Federation Chocolate Factory
See two attractions in one stop – a chocolate shop where the chocolate is made on the premises and a museum dedicated to local timber and sawmill activities of days gone by.
Walks on the Peninsula
Engage with the environment by traversing the sea cliffs, wandering through rainforests, walking along pristine beaches and ambling through beautiful pasture lands. There are more than 35 documented walks available from 20 minutes to three days, graded from family easy ,medium and hard.
Did you bring your golf clubs? The Tasman Golf Club offers a unique 9 hole experience set within stunning coastal scenery.

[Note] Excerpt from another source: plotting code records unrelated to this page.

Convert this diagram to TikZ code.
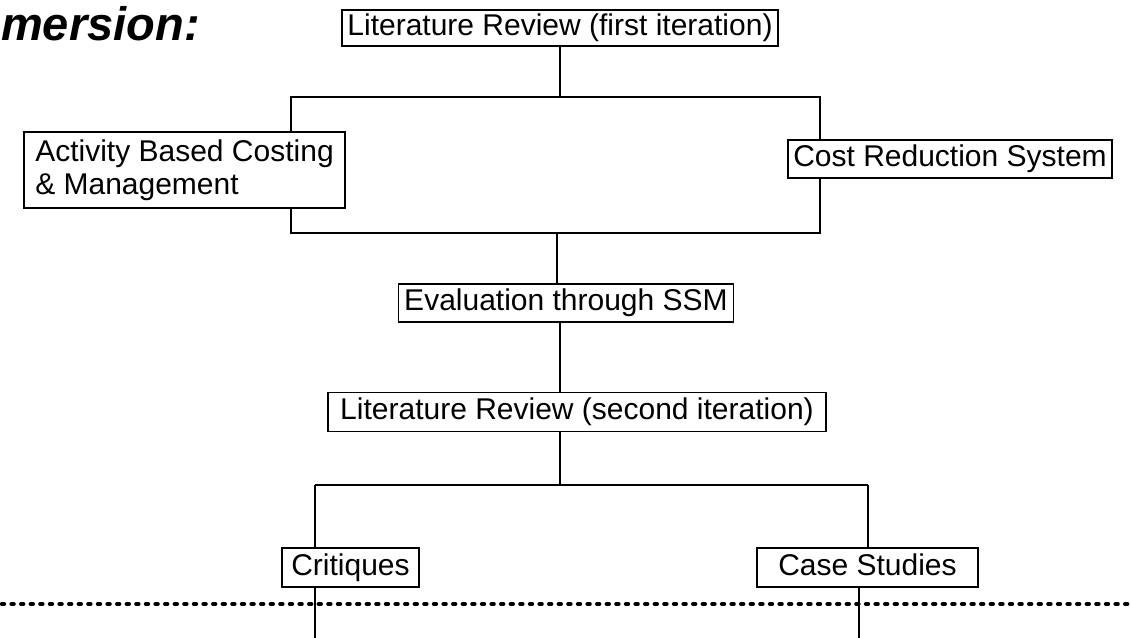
\documentclass[tikz,border=0pt]{standalone}
\usepackage{fontspec}
\setmainfont{Liberation Sans}
\begin{document}
\begin{tikzpicture}[x=1pt,y=-1pt,
  stagebox/.style={draw, line width=1.4pt, fill=white, inner sep=0pt,
    font=\fontsize{30}{33}\selectfont, text height=21pt, text depth=6pt},
  link/.style={line width=2pt},
  divider/.style={line width=4.4pt, line cap=round, dash pattern=on 2pt off 7.6pt}]
\useasboundingbox (0,0) rectangle (1131,637);

% heading fragment
\node[anchor=base west, inner sep=0pt, font=\fontsize{47}{52}\selectfont\bfseries\itshape]
  (head) at (1,40) {mersion:};

% branch points
\coordinate (tl) at (291,97);
\coordinate (tr) at (820,97);
\coordinate (bl) at (291,233);
\coordinate (br) at (820,233);
\coordinate (spine) at (560,0);
\coordinate (cl) at (315,485);
\coordinate (cr) at (868,485);
\coordinate (cr2) at (859,485);
\coordinate (foot) at (0,640);
\coordinate (dl) at (2,604);
\coordinate (dr) at (1131,604);

% first-level frame joining the two topics
\draw[link] (tl) -- (tr) -- (br) -- (bl) -- cycle;

% boxes
\node[stagebox, minimum width=436pt, minimum height=36pt] (lr1) at (560,28)
  {Literature Review (first iteration)};
\node[stagebox, minimum width=321pt, minimum height=76pt, align=left,
  text height=, text depth=] (abc) at (184.5,170)
  {Activity Based Costing\\\& Management};
\node[stagebox, minimum width=324pt, minimum height=38pt] (crs) at (950,159)
  {Cost Reduction System};
\node[stagebox, minimum width=335pt, minimum height=38pt] (eval) at (566,303)
  {Evaluation through SSM};
\node[stagebox, minimum width=498pt, minimum height=39pt] (lr2) at (577,412)
  {Literature Review (second iteration)};
\node[stagebox, minimum width=137pt, minimum height=39pt] (crit) at (350.5,567.5)
  {Critiques};
\node[stagebox, minimum width=221pt, minimum height=39pt] (case) at (867.5,567.5)
  {Case Studies};

% vertical links
\draw[link] (spine |- lr1.south) -- (spine |- tl);
\draw[link] ([xshift=-3pt]spine |- bl) -- ([xshift=-3pt]spine |- eval.north);
\draw[link] (spine |- eval.south) -- (spine |- lr2.north);
\draw[link] (spine |- lr2.south) -- (spine |- cl);
\draw[link] (cl) -- (cr);
\draw[link] (cl) -- (cl |- crit.north);
\draw[link] (cr) -- (cr |- case.north);
\draw[link] (cl |- crit.south) -- (cl |- foot);
\draw[link] (cr2 |- case.south) -- (cr2 |- foot);

% dotted divider
\draw[divider] (dl) -- (dr);
\end{tikzpicture}
\end{document}
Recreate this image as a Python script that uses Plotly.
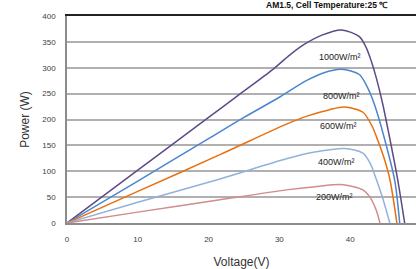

Like surfing without the crowds? There are a number of great surfing beaches around the Peninsula. The world famous “Shipstern Bluff” break lies off one of the Tasman’s spectacular Capes, Cape Roaul. This wave is for the experienced Big Wave Rider only but if it is breaking its well worth the scenic walk to watch both local and international surfers in action.
Being a peninsula, the Tasman Region caters to the more adventurous sea kayaker with the rugged Sea Cliff Coast or for the relaxed kayaker the calmer waters of the beautiful Norfolk Bay.
The Eaglehawk Dive Centre caters to a great diversity of world-class scuba diving sites in the area, including the famous Waterfall Bay caves, this historic wreck of the SS "Nord" with huge schools of fish, Giant Kelp forests and the bizarre Weed Seadragons, with sites suitable for divers of all levels of experience.